The college admissions process meets Iraq
Forty years ago high school students from Berkeley enrolled in UC , smoked pot, and participated in street theater on Telegraph Avenue protesting against the draft (with a supporting cast provided by Gov. Ronald Reagan and the National Guard.)
Eventually they graduated, deferred marriage while they explored the world, had kids when they were in their forties and sent them to Berkeley High.
This weekend those kids turned the tables on their parents and showed us, in a couple of one-act plays at the Berkeley Rep School of Theater, what it means to graduate from high school in 2008. Alerted to the plays by a glowing preview in the San Francisco Chronicle we caught the opening night of Perfect Score and El Soldado: the college admissions process meets Iraq.
Perfect Score - College Admissions from a teen point of view
Berkeley High School senior Katie Henry has written a wonderful play about college admissions from the viewpoint those most affected by it - the students themselves.
It follows four high school teens as they fret over college and struggle with parents, counselors and application deadlines. Hannah is the kid with a 4.0+ GPA who is desperate to get into Yale - where her mother once walked to classes on Science Hill before her untimely death when Hannah was in fifth grade. James is the rebel who cuts class and is disgusted by whole applications process. Alex bets his future on bending it like Beckham and scoring a soccer scholarship. Ivy, who has the best lines in the play, is the retro-hippie whose principles rub up against reality.

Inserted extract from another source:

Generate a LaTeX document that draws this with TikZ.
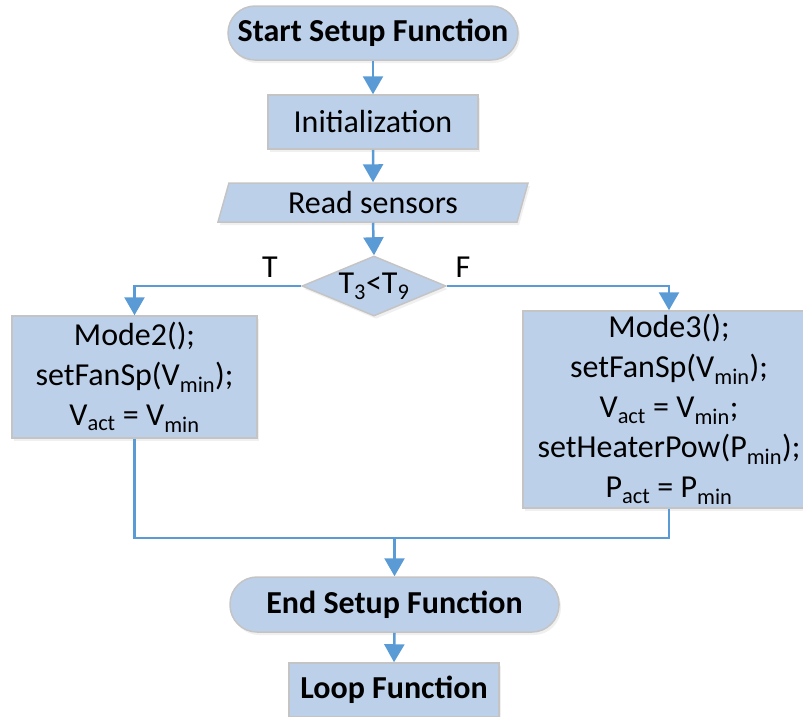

Katie Henry told the Chronicle that the play:
was fueled by “a lot of frustration about how unfair the entire college process seemed, and how difficult it was and how it shouldn’t have to be so difficult.” She was irked by the absurdity of some of the college-application questions - one asked which was more interesting, a gorilla or a guerrilla - and having to describe herself in 200 words.
“Those questions are real, and they are ridiculous,” says Henry… “I couldn’t describe who I was in 200 words. I didn’t know what they wanted from me. I didn’t know how to tell them what they wanted, and at the same time, I didn’t want to tell them what they wanted to hear. I was just angry and frustrated.”
Her anger and frustration are wonderfully articulated by the talented cast. Insights into the absurdity of the applications process include:
- Having to explain the on-line applications process to parents who know they couldn’t get accepted with their GPA’s if they re-applied today
- Wondering why you’re obsessively applying to brand-name colleges when you refuse to wear brand-name clothes
- Watching your Dad hands over wads of cash to a private college counselor who pats you on the head and spouts platitudes
- Being weighed down by college admissions books the size of telephone directories
- Pinning your hopes for a higher education on your ability to kick a ball between two wooden posts.
As absurd and frustrating as the college admissions process is, it’s not a life or death decision. But increasing numbers of 18-year-olds today do make life or death decisions - in Iraq.
El Soldado - soccer moms of soldier girls
Roxie Perkins’ play followed Henry’s on the bill. It’s a multi-media pastiche which combines a razzle-dazzle spoof on high school wrestling with the agonized soliloquies of a teen girl whose infatuation with a soldier boy leads her toward the recruiting office. The suburbia of mini-vans and manicured lawns is overlaid by images of desert warfare and death in the sand. Albany meets Al Amarah.
The two plays describe experiences of different universes of teens today. Forty years ago there was no differentiation. Getting into college kept you out of Vietnam. Today the war is being fought mostly by kids whose families can’t afford college.
These two plays show the two sides of the same coin - decisions faced by eighteen-year-olds in America. in 2008. As the house lights went up the generation that protested Vietnam applauded. Outside the streets of Berkeley were quiet. That might not last if Iraq turns into a hundred-year war. Be careful who you vote for in November, kids.